AIM OF THE TASK | Take the material below and extract the lines from the one with "Convert this diagram to TikZ code." through the one with "align=left, inner sep=0pt]", word for word, without pictures.

ENTRIES PROVIDED |
-- -- --
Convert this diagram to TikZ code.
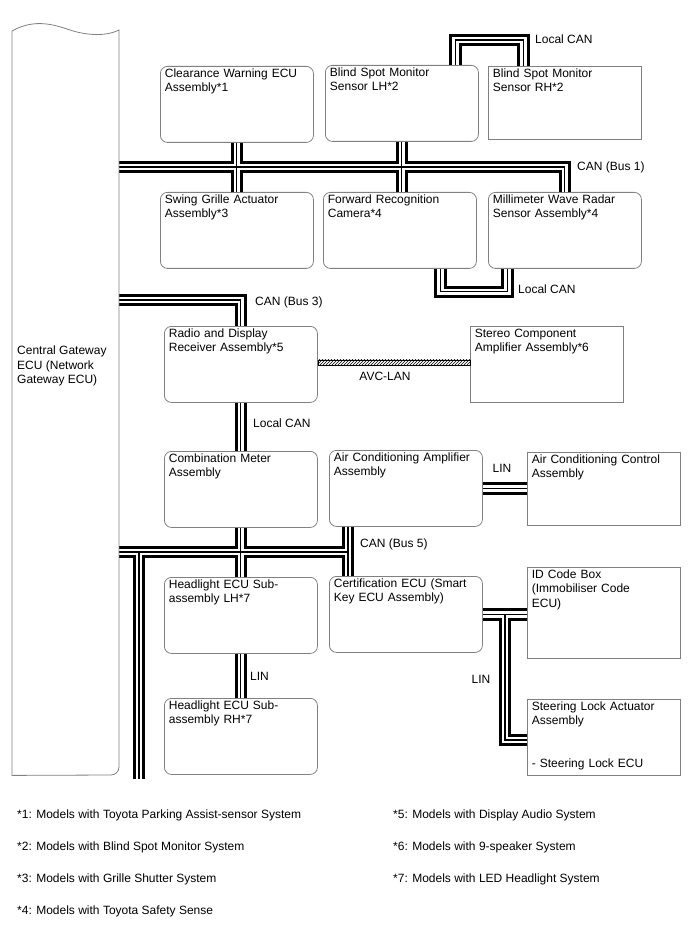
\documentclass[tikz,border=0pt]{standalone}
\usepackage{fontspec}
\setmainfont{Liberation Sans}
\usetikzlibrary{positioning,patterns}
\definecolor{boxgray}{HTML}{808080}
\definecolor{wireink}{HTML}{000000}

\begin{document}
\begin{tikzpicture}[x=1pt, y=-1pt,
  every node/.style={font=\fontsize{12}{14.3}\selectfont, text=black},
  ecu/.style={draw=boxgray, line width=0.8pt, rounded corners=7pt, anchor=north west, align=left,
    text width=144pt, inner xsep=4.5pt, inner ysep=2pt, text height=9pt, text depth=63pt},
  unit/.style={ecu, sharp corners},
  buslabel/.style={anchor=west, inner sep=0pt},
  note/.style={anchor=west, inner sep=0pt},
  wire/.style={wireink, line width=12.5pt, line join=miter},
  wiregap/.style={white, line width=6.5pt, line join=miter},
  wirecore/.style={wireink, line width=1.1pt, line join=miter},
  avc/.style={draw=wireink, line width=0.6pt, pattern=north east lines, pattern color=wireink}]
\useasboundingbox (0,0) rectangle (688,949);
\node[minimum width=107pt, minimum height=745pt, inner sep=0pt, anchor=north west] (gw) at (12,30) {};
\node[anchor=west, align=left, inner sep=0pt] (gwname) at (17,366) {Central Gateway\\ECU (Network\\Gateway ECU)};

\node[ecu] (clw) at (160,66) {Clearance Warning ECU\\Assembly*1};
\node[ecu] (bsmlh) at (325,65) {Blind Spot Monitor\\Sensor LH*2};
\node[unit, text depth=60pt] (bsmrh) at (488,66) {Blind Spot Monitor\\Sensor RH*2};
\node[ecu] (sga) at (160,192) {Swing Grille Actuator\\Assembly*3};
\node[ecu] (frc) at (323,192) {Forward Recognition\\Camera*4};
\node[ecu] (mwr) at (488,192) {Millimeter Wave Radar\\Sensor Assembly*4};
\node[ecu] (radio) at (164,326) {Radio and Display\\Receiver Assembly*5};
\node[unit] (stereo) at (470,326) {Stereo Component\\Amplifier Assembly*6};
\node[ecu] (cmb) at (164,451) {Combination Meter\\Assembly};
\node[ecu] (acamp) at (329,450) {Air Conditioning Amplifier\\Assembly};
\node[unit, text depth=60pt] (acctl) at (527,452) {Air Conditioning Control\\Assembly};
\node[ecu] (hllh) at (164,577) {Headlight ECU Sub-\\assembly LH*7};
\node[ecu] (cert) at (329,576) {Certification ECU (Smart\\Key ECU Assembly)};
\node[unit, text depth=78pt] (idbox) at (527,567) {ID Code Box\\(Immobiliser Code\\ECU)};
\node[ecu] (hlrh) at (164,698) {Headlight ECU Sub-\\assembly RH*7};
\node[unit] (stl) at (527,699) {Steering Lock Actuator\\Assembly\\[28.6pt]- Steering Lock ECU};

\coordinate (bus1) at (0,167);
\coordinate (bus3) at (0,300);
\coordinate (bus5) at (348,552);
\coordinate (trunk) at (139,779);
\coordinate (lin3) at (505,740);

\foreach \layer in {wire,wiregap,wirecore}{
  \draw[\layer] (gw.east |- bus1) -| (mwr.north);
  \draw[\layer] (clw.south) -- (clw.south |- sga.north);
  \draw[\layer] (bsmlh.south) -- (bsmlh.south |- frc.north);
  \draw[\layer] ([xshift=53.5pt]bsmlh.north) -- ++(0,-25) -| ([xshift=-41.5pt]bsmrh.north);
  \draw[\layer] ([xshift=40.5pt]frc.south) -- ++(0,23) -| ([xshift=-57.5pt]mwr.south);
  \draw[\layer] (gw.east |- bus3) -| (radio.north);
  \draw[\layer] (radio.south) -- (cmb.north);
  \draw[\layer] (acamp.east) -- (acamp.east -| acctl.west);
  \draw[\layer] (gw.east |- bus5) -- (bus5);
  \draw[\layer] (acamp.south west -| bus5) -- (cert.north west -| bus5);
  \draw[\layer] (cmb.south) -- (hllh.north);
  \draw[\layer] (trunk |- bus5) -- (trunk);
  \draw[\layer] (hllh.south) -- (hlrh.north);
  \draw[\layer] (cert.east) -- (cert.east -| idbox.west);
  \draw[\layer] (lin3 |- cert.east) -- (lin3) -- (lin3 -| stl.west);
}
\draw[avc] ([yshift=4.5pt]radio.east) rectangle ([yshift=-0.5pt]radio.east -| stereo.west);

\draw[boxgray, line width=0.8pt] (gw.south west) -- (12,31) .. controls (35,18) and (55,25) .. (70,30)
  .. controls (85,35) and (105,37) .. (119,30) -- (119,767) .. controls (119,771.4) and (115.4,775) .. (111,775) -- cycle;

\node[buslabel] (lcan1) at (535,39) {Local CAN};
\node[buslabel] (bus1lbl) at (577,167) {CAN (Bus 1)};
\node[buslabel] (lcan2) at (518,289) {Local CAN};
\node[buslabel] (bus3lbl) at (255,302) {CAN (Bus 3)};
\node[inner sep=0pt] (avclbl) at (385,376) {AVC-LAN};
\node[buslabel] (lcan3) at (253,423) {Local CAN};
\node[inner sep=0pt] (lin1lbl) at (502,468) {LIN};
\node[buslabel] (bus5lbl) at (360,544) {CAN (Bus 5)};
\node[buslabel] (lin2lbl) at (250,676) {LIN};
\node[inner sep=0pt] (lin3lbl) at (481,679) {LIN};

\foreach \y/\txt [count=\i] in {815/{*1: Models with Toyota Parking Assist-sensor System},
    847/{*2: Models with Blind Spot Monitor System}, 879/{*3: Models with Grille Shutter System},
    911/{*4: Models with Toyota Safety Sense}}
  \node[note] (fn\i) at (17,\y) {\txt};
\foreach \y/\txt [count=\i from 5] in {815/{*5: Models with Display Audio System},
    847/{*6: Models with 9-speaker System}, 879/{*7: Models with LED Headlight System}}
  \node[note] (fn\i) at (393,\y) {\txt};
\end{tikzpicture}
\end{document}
-- -- --
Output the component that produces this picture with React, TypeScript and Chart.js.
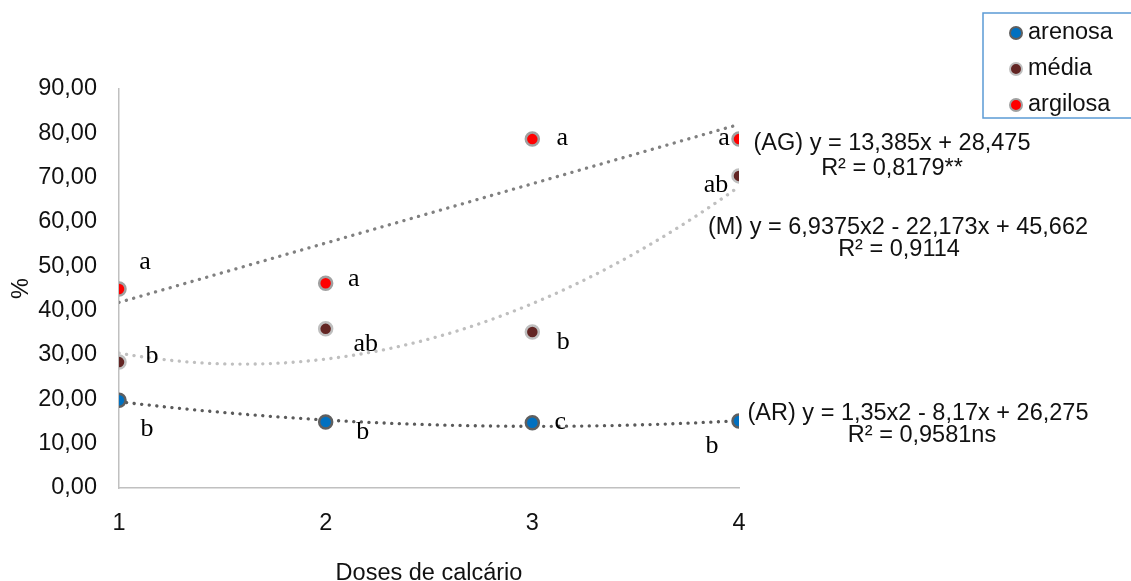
-- -- --
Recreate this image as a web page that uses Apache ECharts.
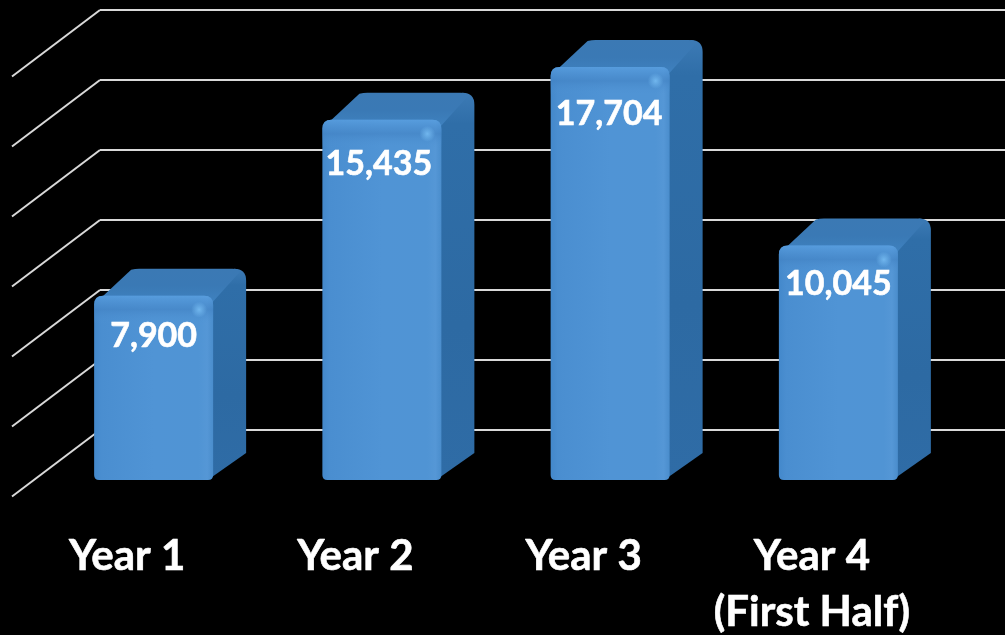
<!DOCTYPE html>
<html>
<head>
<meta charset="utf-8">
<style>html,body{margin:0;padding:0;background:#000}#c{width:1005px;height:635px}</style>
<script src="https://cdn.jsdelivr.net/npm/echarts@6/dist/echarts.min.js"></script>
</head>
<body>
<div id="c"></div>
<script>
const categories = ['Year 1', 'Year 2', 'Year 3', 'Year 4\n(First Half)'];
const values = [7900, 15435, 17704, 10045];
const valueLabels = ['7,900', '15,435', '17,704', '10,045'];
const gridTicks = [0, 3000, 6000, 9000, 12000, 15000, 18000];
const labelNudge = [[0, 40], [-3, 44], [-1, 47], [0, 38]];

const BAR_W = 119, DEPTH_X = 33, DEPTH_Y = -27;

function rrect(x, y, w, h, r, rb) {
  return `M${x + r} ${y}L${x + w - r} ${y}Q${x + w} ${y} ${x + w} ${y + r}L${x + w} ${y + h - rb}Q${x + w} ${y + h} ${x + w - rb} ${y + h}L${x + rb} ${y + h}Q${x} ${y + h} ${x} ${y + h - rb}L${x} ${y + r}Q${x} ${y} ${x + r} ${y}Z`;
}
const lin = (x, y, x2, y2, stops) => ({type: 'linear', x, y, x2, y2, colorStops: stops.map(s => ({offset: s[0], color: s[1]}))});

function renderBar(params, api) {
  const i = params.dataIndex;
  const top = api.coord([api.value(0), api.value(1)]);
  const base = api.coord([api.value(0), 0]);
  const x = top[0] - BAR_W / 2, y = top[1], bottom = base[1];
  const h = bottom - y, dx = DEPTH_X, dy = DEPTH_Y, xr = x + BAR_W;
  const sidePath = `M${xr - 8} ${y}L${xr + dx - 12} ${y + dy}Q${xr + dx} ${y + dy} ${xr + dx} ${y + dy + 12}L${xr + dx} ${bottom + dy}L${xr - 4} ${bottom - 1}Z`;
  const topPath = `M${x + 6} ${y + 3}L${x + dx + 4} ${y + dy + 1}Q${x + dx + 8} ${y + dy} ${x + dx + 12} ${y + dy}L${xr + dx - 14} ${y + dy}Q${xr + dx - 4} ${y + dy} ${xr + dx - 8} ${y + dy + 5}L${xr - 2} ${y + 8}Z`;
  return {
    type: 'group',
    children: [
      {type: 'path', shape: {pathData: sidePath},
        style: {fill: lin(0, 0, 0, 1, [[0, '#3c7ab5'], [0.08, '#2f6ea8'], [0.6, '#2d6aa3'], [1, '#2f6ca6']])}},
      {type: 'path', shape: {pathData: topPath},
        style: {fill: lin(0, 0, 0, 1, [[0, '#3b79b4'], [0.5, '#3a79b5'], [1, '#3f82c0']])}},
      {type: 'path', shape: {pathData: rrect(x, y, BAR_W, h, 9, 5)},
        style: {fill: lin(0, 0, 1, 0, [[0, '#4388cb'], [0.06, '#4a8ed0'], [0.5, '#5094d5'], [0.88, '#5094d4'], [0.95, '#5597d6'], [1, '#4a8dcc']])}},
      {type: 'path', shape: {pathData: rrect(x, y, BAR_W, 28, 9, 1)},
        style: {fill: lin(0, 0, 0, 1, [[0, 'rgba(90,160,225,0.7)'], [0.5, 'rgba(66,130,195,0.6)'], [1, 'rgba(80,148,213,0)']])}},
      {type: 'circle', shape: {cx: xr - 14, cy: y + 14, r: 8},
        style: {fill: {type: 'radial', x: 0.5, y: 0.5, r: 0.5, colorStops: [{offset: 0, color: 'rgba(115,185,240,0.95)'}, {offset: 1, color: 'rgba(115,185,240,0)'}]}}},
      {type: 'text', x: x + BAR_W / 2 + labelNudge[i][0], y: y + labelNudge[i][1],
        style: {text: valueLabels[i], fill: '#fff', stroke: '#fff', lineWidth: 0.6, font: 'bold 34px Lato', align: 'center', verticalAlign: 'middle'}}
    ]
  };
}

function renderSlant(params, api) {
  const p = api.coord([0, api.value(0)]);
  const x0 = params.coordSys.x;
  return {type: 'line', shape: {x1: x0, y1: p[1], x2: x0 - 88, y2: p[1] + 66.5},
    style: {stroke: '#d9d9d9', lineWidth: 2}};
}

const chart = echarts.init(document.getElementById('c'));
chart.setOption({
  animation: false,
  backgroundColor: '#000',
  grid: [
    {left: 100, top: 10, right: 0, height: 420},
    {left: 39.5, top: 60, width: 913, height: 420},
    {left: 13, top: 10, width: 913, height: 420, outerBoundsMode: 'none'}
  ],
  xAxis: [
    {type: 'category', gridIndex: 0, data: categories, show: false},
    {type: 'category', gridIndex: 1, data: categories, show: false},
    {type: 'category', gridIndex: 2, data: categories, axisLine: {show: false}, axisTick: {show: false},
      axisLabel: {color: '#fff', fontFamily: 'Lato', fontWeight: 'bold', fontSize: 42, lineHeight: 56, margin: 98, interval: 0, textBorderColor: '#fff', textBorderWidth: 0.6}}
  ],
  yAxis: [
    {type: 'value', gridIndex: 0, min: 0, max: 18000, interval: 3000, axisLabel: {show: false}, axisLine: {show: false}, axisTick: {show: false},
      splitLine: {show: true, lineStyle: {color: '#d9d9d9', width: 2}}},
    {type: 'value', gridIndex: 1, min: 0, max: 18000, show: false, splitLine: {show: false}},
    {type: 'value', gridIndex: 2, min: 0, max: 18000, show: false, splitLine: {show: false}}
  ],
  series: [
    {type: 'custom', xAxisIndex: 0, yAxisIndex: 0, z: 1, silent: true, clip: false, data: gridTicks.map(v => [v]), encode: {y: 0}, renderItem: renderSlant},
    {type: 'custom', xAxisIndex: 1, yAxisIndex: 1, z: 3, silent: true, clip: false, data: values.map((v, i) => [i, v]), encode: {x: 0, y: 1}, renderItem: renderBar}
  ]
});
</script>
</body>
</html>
-- -- --
FULL ANSWER |
Convert this diagram to TikZ code.
\documentclass[tikz,border=0pt]{standalone}
\usepackage{fontspec}
\setmainfont{Liberation Sans}
\usetikzlibrary{positioning,patterns}
\definecolor{boxgray}{HTML}{808080}
\definecolor{wireink}{HTML}{000000}

\begin{document}
\begin{tikzpicture}[x=1pt, y=-1pt,
  every node/.style={font=\fontsize{12}{14.3}\selectfont, text=black},
  ecu/.style={draw=boxgray, line width=0.8pt, rounded corners=7pt, anchor=north west, align=left,
    text width=144pt, inner xsep=4.5pt, inner ysep=2pt, text height=9pt, text depth=63pt},
  unit/.style={ecu, sharp corners},
  buslabel/.style={anchor=west, inner sep=0pt},
  note/.style={anchor=west, inner sep=0pt},
  wire/.style={wireink, line width=12.5pt, line join=miter},
  wiregap/.style={white, line width=6.5pt, line join=miter},
  wirecore/.style={wireink, line width=1.1pt, line join=miter},
  avc/.style={draw=wireink, line width=0.6pt, pattern=north east lines, pattern color=wireink}]
\useasboundingbox (0,0) rectangle (688,949);
\node[minimum width=107pt, minimum height=745pt, inner sep=0pt, anchor=north west] (gw) at (12,30) {};
\node[anchor=west, align=left, inner sep=0pt] (gwname) at (17,366) {Central Gateway\\ECU (Network\\Gateway ECU)};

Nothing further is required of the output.